How to Brew

John J. Palmer

Pages

582

Year

2017

Difficulty

Easy

Themes

homebrewing, beer, all-grain brewing, extract brewing, fermentation, recipe design

The single most recommended homebrewing book in the world, and for good reason. John Palmer’s “How to Brew” has been the default answer to “what book should I get?” on every brewing forum for over two decades. The fourth edition, published in 2017, is a complete overhaul that covers everything from your first extract batch to advanced all-grain techniques, water chemistry, and recipe formulation.

Why Start Here

Palmer does something rare in instructional writing: he meets you exactly where you are. The book is structured so that a complete beginner can read the first few chapters, buy a basic kit, and brew a drinkable beer that same weekend. But it does not stop there. As your skills grow, the later chapters are waiting with progressively deeper material on mashing, lautering, hop utilization, yeast management, and water adjustment.

The organization follows a natural learning path. You start with extract brewing, which simplifies the process by skipping the mashing step. Then you move to partial mash, then all-grain. Each transition builds on what you already know rather than asking you to start over. Palmer is an engineer by training, and his explanations are precise without being dry. He tells you not just what to do but why, so you can troubleshoot when something goes sideways.

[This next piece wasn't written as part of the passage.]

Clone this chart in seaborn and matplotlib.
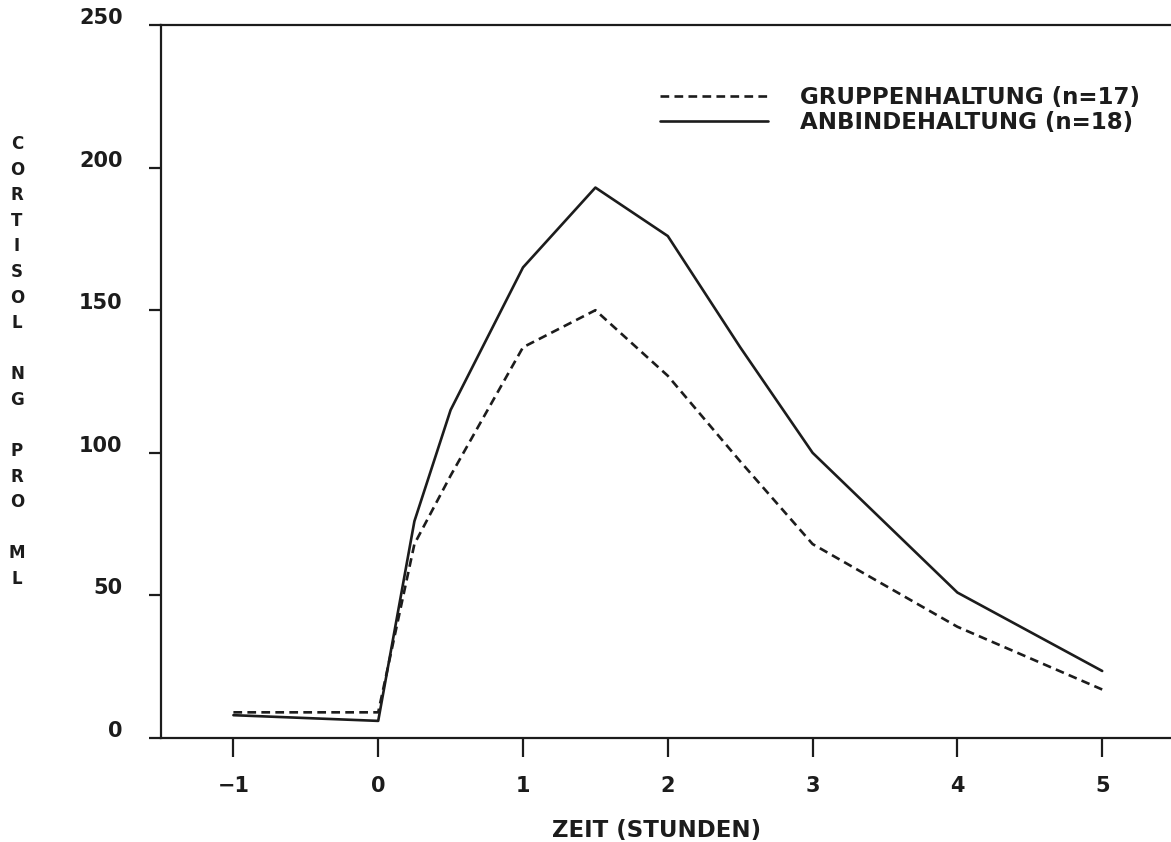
import matplotlib
matplotlib.use("Agg")
import matplotlib.pyplot as plt
from matplotlib.transforms import ScaledTranslation
import pandas as pd
import seaborn as sns

# Messzeitpunkte (Stunden) und mittlere Cortisolwerte (ng/ml)
zeit = [-1, 0, 0.25, 0.5, 1, 1.5, 2, 2.5, 3, 4, 5]
gruppenhaltung = [9, 9, 68, 92, 137, 150, 127, 97, 68, 39, 17]
anbindehaltung = [8, 6, 76, 115, 165, 193, 176, 137, 100, 51, 23.5]

label_gruppe = "GRUPPENHALTUNG (n=17)"
label_anbinde = "ANBINDEHALTUNG (n=18)"

x_ticks = [-1, 0, 1, 2, 3, 4, 5]
x_ticklabels = ["\u22121", "0", "1", "2", "3", "4", "5"]
y_ticks = [0, 50, 100, 150, 200, 250]
y_ticklabels = ["0", "50", "100", "150", "200", "250"]

sns.set_style("ticks")
plt.rcParams["font.family"] = ["DejaVu Sans"]
plt.rcParams["font.weight"] = "bold"
ink = "#1c1c1c"
plt.rcParams["text.color"] = ink

df = pd.DataFrame({
    "zeit": zeit + zeit,
    "cortisol": gruppenhaltung + anbindehaltung,
    "gruppe": [label_gruppe] * len(zeit) + [label_anbinde] * len(zeit),
})

W, H = 1171, 842
fig = plt.figure(figsize=(W / 100, H / 100), dpi=100)
ax = fig.add_axes([161 / W, 104 / H, (1174.6 - 161) / W, 713 / H])

sns.lineplot(
    data=df, x="zeit", y="cortisol", style="gruppe",
    style_order=[label_gruppe, label_anbinde],
    dashes={label_gruppe: (3.3, 2.0), label_anbinde: ""},
    color=ink, linewidth=1.9, errorbar=None, ax=ax,
)

ax.set_xlim(-1.5, 5.5)
ax.set_ylim(0, 250)

for side in ("left", "bottom", "top"):
    ax.spines[side].set_linewidth(1.6)
    ax.spines[side].set_color(ink)
ax.spines["right"].set_visible(False)

ax.set_xticks(x_ticks)
ax.set_xticklabels(x_ticklabels, fontsize=15, fontweight="bold")
ax.set_yticks(y_ticks)
ax.set_yticklabels(y_ticklabels, fontsize=15, fontweight="bold")
ax.tick_params(axis="x", length=13.5, width=1.6, pad=14, color=ink, labelcolor=ink)
ax.tick_params(axis="y", length=8.6, width=1.6, pad=19, color=ink, labelcolor=ink)

# y tick labels sit a little above their tick marks
lift = ScaledTranslation(0, 9 / 100, fig.dpi_scale_trans)
for lbl in ax.get_yticklabels():
    lbl.set_transform(lbl.get_transform() + lift)

ax.set_xlabel("ZEIT (STUNDEN)", fontsize=16.5, fontweight="bold", color=ink)
ax.xaxis.label.set_va("center")
ax.xaxis.set_label_coords((657 - 161) / 1013.6, (738 - 830) / 713)

ylab = "C\nO\nR\nT\nI\nS\nO\nL\n\nN\nG\n\nP\nR\nO\n\nM\nL"
ax.set_ylabel(ylab, rotation=0, fontsize=12, fontweight="bold",
              linespacing=1.54, color=ink, ha="center", va="center")
ax.yaxis.set_label_coords((17 - 161) / 1013.6, (738 - 361.5) / 713)

ax.legend(
    loc="upper left", bbox_to_anchor=(660 / W, 1 - 86 / H),
    bbox_transform=fig.transFigure, frameon=False, fontsize=16.5,
    handlelength=4.7, handletextpad=1.4, labelspacing=0.1,
    borderpad=0, borderaxespad=0,
)

fig.savefig("out.png", dpi=100, facecolor="white")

His “top five priorities” framework is particularly useful for beginners: sanitation, fermentation temperature control, yeast management, a good boil, and a solid recipe. Nail those five things and your beer will be good. Everything else is refinement.

What to Expect

A comprehensive reference that grows with you. The first edition started as a free online resource in 1995, and the book still carries that generous, teaching-first spirit. At 582 pages, it is substantial, but Palmer writes with enough clarity that you never feel lost. The fourth edition adds chapters on brewing strong beers, fruit beers, and water chemistry that were not in earlier versions. Many homebrewers keep this book on their shelf for years, returning to specific chapters as they tackle new styles.